▸ YOUR TASK:
Transcribe the whole listing without a single picture.
— START —
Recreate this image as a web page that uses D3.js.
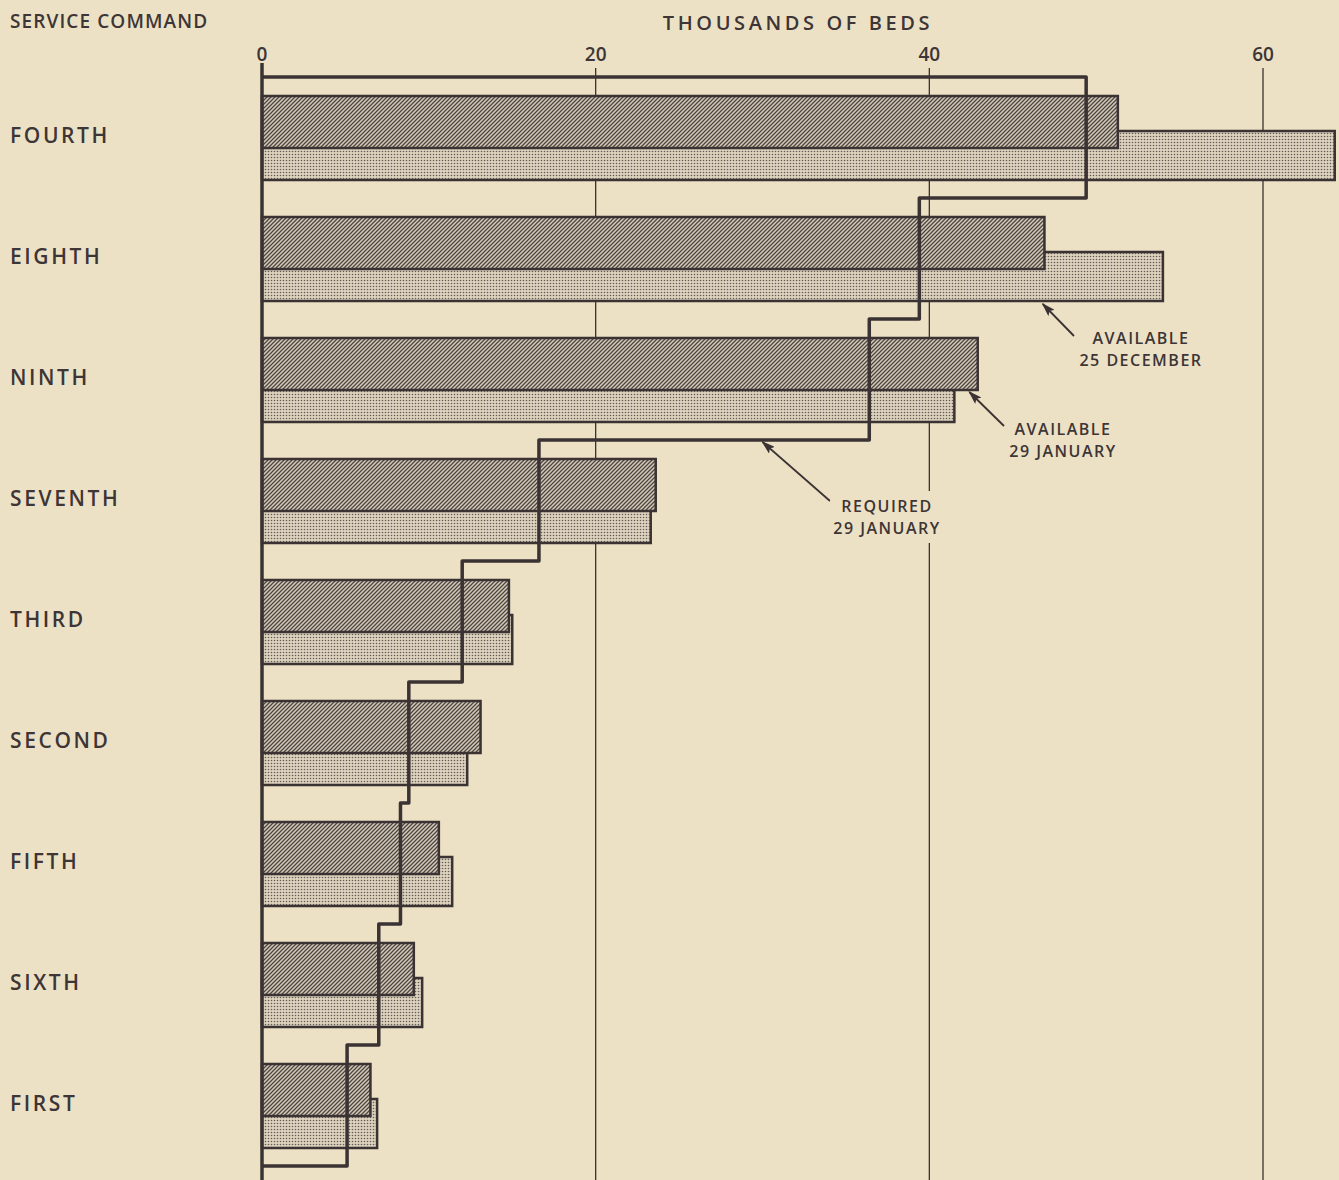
<!DOCTYPE html>
<html>
<head>
<meta charset="utf-8">
<script src="https://cdn.jsdelivr.net/npm/d3@7"></script>
<style>
  body { margin: 0; background: #ece1c5; }
  svg { display: block; }
  text { font-family: "Open Sans", "DejaVu Sans", sans-serif; font-weight: 600; fill: #3d3536; }
</style>
</head>
<body>
<script>
'use strict';

// service commands, top to bottom
let commands = ['FOURTH', 'EIGHTH', 'NINTH', 'SEVENTH', 'THIRD', 'SECOND', 'FIFTH', 'SIXTH', 'FIRST'];

// thousands of beds
let available29Jan = [51.3, 46.9, 42.9, 23.6, 14.8, 13.1, 10.6, 9.1, 6.5];
let available25Dec = [64.3, 54.0, 41.5, 23.3, 15.0, 12.3, 11.4, 9.6, 6.9];
let required29Jan  = [49.4, 39.4, 36.4, 16.6, 12.0, 8.8, 8.3, 7.0, 5.1];

let xTicks = [0, 20, 40, 60];

let svgWidth = 1339, svgHeight = 1180;
let ink = '#3a3233';
let paper = '#ece1c5';

let x = d3.scaleLinear().domain([0, 60]).range([262, 1263]);
let y = d3.scaleBand().domain(commands).range([77, 77 + 121 * commands.length]);

let svg = d3.select('body').append('svg')
  .attr('width', svgWidth)
  .attr('height', svgHeight);

// fill patterns
let defs = svg.append('defs');
let hatch = defs.append('pattern').attr('id', 'hatch')
  .attr('width', 4).attr('height', 4).attr('patternUnits', 'userSpaceOnUse');
hatch.append('rect').attr('width', 4).attr('height', 4).attr('fill', '#d6ccb6');
hatch.append('path').attr('d', 'M-1,1 l2,-2 M0,4 l4,-4 M3,5 l2,-2')
  .attr('stroke', '#4d4445').attr('stroke-width', 1.3);

let dots = defs.append('pattern').attr('id', 'dots')
  .attr('width', 3).attr('height', 3).attr('patternUnits', 'userSpaceOnUse');
dots.append('rect').attr('width', 3).attr('height', 3).attr('fill', '#ddd3bd');
dots.append('circle').attr('cx', 1.5).attr('cy', 1.5).attr('r', 0.8).attr('fill', '#655b5b');

defs.append('marker').attr('id', 'arrow')
  .attr('viewBox', '0 0 10 10').attr('refX', 9).attr('refY', 5)
  .attr('markerWidth', 14).attr('markerHeight', 9).attr('markerUnits', 'userSpaceOnUse')
  .attr('orient', 'auto')
  .attr('preserveAspectRatio', 'none')
  .append('path').attr('d', 'M0,0 L10,5 L0,10 L2,5 Z').attr('fill', ink);

// header texts
svg.append('text').attr('x', 10).attr('y', 28)
  .attr('font-size', 19).attr('letter-spacing', 1.1)
  .text('SERVICE COMMAND');
svg.append('text').attr('x', 798).attr('y', 30)
  .attr('text-anchor', 'middle').attr('font-size', 20).attr('letter-spacing', 3.6)
  .text('THOUSANDS OF BEDS');

// top axis labels + gridlines
svg.append('g').selectAll('text').data(xTicks).enter().append('text')
  .attr('x', d => x(d)).attr('y', 61)
  .attr('text-anchor', 'middle').attr('font-size', 19).attr('font-weight', 700)
  .text(d => d);

svg.append('g').selectAll('line').data(xTicks.slice(1)).enter().append('line')
  .attr('x1', d => x(d)).attr('x2', d => x(d))
  .attr('y1', 68).attr('y2', svgHeight)
  .attr('stroke', ink).attr('stroke-width', 1.3);

// category labels
svg.append('g').selectAll('text').data(commands).enter().append('text')
  .attr('x', 10).attr('y', d => y(d) + 66)
  .attr('font-size', 21).attr('letter-spacing', 2.6)
  .text(d => d);

// 25 December bars (behind)
svg.append('g').selectAll('rect').data(commands).enter().append('rect')
  .attr('x', x(0)).attr('y', d => y(d) + 54)
  .attr('width', (d, i) => x(available25Dec[i]) - x(0)).attr('height', 49)
  .attr('fill', 'url(#dots)').attr('stroke', ink).attr('stroke-width', 2.5);

// 29 January bars (front)
svg.append('g').selectAll('rect').data(commands).enter().append('rect')
  .attr('x', x(0)).attr('y', d => y(d) + 19)
  .attr('width', (d, i) => x(available29Jan[i]) - x(0)).attr('height', 52)
  .attr('fill', 'url(#hatch)').attr('stroke', ink).attr('stroke-width', 2.5);

// required step line
let stepPts = [[0, y(commands[0])]];
commands.forEach((c, i) => {
  stepPts.push([required29Jan[i], y(c)]);
  stepPts.push([required29Jan[i], y(c) + y.bandwidth()]);
});
stepPts.push([0, y(commands[commands.length - 1]) + y.bandwidth()]);

let lineGen = d3.line().x(d => x(d[0])).y(d => d[1]);
svg.append('path').datum(stepPts)
  .attr('d', lineGen)
  .attr('fill', 'none').attr('stroke', ink).attr('stroke-width', 3.5)
  .attr('stroke-linejoin', 'round');

// zero axis
svg.append('line')
  .attr('x1', x(0)).attr('x2', x(0)).attr('y1', 63).attr('y2', svgHeight)
  .attr('stroke', ink).attr('stroke-width', 3.5);

// annotations
let notes = [
  { lines: ['AVAILABLE', '25 DECEMBER'], tx: 1141, ty: 344, from: [1074, 336], to: [46.8, y('EIGHTH') + 106] },
  { lines: ['AVAILABLE', '29 JANUARY'], tx: 1063, ty: 435, from: [1004, 426], to: [42.4, y('NINTH') + 73] },
  { lines: ['REQUIRED', '29 JANUARY'], tx: 887, ty: 512, from: [830, 501], to: [30.0, y('SEVENTH') + 2] }
];

notes.forEach(n => {
  svg.append('line')
    .attr('x1', n.from[0]).attr('y1', n.from[1])
    .attr('x2', x(n.to[0])).attr('y2', n.to[1])
    .attr('stroke', ink).attr('stroke-width', 1.8)
    .attr('marker-end', 'url(#arrow)');
  let g = svg.append('g');
  let bg = g.append('rect').attr('fill', paper);
  n.lines.forEach((l, k) => {
    g.append('text').attr('x', n.tx).attr('y', n.ty + k * 22)
      .attr('text-anchor', 'middle').attr('font-size', 16).attr('letter-spacing', 1.5)
      .text(l);
  });
  let b = g.node().getBBox();
  bg.attr('x', b.x - 3).attr('y', b.y - 4).attr('width', b.width + 6).attr('height', b.height + 8);
});
</script>
</body>
</html>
— END —
▸ OUTPUT OF THE TASK:
Recreate this image as a web page that uses D3.js.
<!DOCTYPE html>
<html>
<head>
<meta charset="utf-8">
<script src="https://cdn.jsdelivr.net/npm/d3@7"></script>
<style>
  body { margin: 0; background: #ece1c5; }
  svg { display: block; }
  text { font-family: "Open Sans", "DejaVu Sans", sans-serif; font-weight: 600; fill: #3d3536; }
</style>
</head>
<body>
<script>
'use strict';

// service commands, top to bottom
let commands = ['FOURTH', 'EIGHTH', 'NINTH', 'SEVENTH', 'THIRD', 'SECOND', 'FIFTH', 'SIXTH', 'FIRST'];

// thousands of beds
let available29Jan = [51.3, 46.9, 42.9, 23.6, 14.8, 13.1, 10.6, 9.1, 6.5];
let available25Dec = [64.3, 54.0, 41.5, 23.3, 15.0, 12.3, 11.4, 9.6, 6.9];
let required29Jan  = [49.4, 39.4, 36.4, 16.6, 12.0, 8.8, 8.3, 7.0, 5.1];

let xTicks = [0, 20, 40, 60];

let svgWidth = 1339, svgHeight = 1180;
let ink = '#3a3233';
let paper = '#ece1c5';

let x = d3.scaleLinear().domain([0, 60]).range([262, 1263]);
let y = d3.scaleBand().domain(commands).range([77, 77 + 121 * commands.length]);

let svg = d3.select('body').append('svg')
  .attr('width', svgWidth)
  .attr('height', svgHeight);

// fill patterns
let defs = svg.append('defs');
let hatch = defs.append('pattern').attr('id', 'hatch')
  .attr('width', 4).attr('height', 4).attr('patternUnits', 'userSpaceOnUse');
hatch.append('rect').attr('width', 4).attr('height', 4).attr('fill', '#d6ccb6');
hatch.append('path').attr('d', 'M-1,1 l2,-2 M0,4 l4,-4 M3,5 l2,-2')
  .attr('stroke', '#4d4445').attr('stroke-width', 1.3);

let dots = defs.append('pattern').attr('id', 'dots')
  .attr('width', 3).attr('height', 3).attr('patternUnits', 'userSpaceOnUse');
dots.append('rect').attr('width', 3).attr('height', 3).attr('fill', '#ddd3bd');
dots.append('circle').attr('cx', 1.5).attr('cy', 1.5).attr('r', 0.8).attr('fill', '#655b5b');

defs.append('marker').attr('id', 'arrow')
  .attr('viewBox', '0 0 10 10').attr('refX', 9).attr('refY', 5)
  .attr('markerWidth', 14).attr('markerHeight', 9).attr('markerUnits', 'userSpaceOnUse')
  .attr('orient', 'auto')
  .attr('preserveAspectRatio', 'none')
  .append('path').attr('d', 'M0,0 L10,5 L0,10 L2,5 Z').attr('fill', ink);

// header texts
svg.append('text').attr('x', 10).attr('y', 28)
  .attr('font-size', 19).attr('letter-spacing', 1.1)
  .text('SERVICE COMMAND');
svg.append('text').attr('x', 798).attr('y', 30)
  .attr('text-anchor', 'middle').attr('font-size', 20).attr('letter-spacing', 3.6)
  .text('THOUSANDS OF BEDS');

// top axis labels + gridlines
svg.append('g').selectAll('text').data(xTicks).enter().append('text')
  .attr('x', d => x(d)).attr('y', 61)
  .attr('text-anchor', 'middle').attr('font-size', 19).attr('font-weight', 700)
  .text(d => d);

svg.append('g').selectAll('line').data(xTicks.slice(1)).enter().append('line')
  .attr('x1', d => x(d)).attr('x2', d => x(d))
  .attr('y1', 68).attr('y2', svgHeight)
  .attr('stroke', ink).attr('stroke-width', 1.3);

// category labels
svg.append('g').selectAll('text').data(commands).enter().append('text')
  .attr('x', 10).attr('y', d => y(d) + 66)
  .attr('font-size', 21).attr('letter-spacing', 2.6)
  .text(d => d);

// 25 December bars (behind)
svg.append('g').selectAll('rect').data(commands).enter().append('rect')
  .attr('x', x(0)).attr('y', d => y(d) + 54)
  .attr('width', (d, i) => x(available25Dec[i]) - x(0)).attr('height', 49)
  .attr('fill', 'url(#dots)').attr('stroke', ink).attr('stroke-width', 2.5);

// 29 January bars (front)
svg.append('g').selectAll('rect').data(commands).enter().append('rect')
  .attr('x', x(0)).attr('y', d => y(d) + 19)
  .attr('width', (d, i) => x(available29Jan[i]) - x(0)).attr('height', 52)
  .attr('fill', 'url(#hatch)').attr('stroke', ink).attr('stroke-width', 2.5);

// required step line
let stepPts = [[0, y(commands[0])]];
commands.forEach((c, i) => {
  stepPts.push([required29Jan[i], y(c)]);
  stepPts.push([required29Jan[i], y(c) + y.bandwidth()]);
});
stepPts.push([0, y(commands[commands.length - 1]) + y.bandwidth()]);

let lineGen = d3.line().x(d => x(d[0])).y(d => d[1]);
svg.append('path').datum(stepPts)
  .attr('d', lineGen)
  .attr('fill', 'none').attr('stroke', ink).attr('stroke-width', 3.5)
  .attr('stroke-linejoin', 'round');

// zero axis
svg.append('line')
  .attr('x1', x(0)).attr('x2', x(0)).attr('y1', 63).attr('y2', svgHeight)
  .attr('stroke', ink).attr('stroke-width', 3.5);

// annotations
let notes = [
  { lines: ['AVAILABLE', '25 DECEMBER'], tx: 1141, ty: 344, from: [1074, 336], to: [46.8, y('EIGHTH') + 106] },
  { lines: ['AVAILABLE', '29 JANUARY'], tx: 1063, ty: 435, from: [1004, 426], to: [42.4, y('NINTH') + 73] },
  { lines: ['REQUIRED', '29 JANUARY'], tx: 887, ty: 512, from: [830, 501], to: [30.0, y('SEVENTH') + 2] }
];

notes.forEach(n => {
  svg.append('line')
    .attr('x1', n.from[0]).attr('y1', n.from[1])
    .attr('x2', x(n.to[0])).attr('y2', n.to[1])
    .attr('stroke', ink).attr('stroke-width', 1.8)
    .attr('marker-end', 'url(#arrow)');
  let g = svg.append('g');
  let bg = g.append('rect').attr('fill', paper);
  n.lines.forEach((l, k) => {
    g.append('text').attr('x', n.tx).attr('y', n.ty + k * 22)
      .attr('text-anchor', 'middle').attr('font-size', 16).attr('letter-spacing', 1.5)
      .text(l);
  });
  let b = g.node().getBBox();
  bg.attr('x', b.x - 3).attr('y', b.y - 4).attr('width', b.width + 6).attr('height', b.height + 8);
});
</script>
</body>
</html>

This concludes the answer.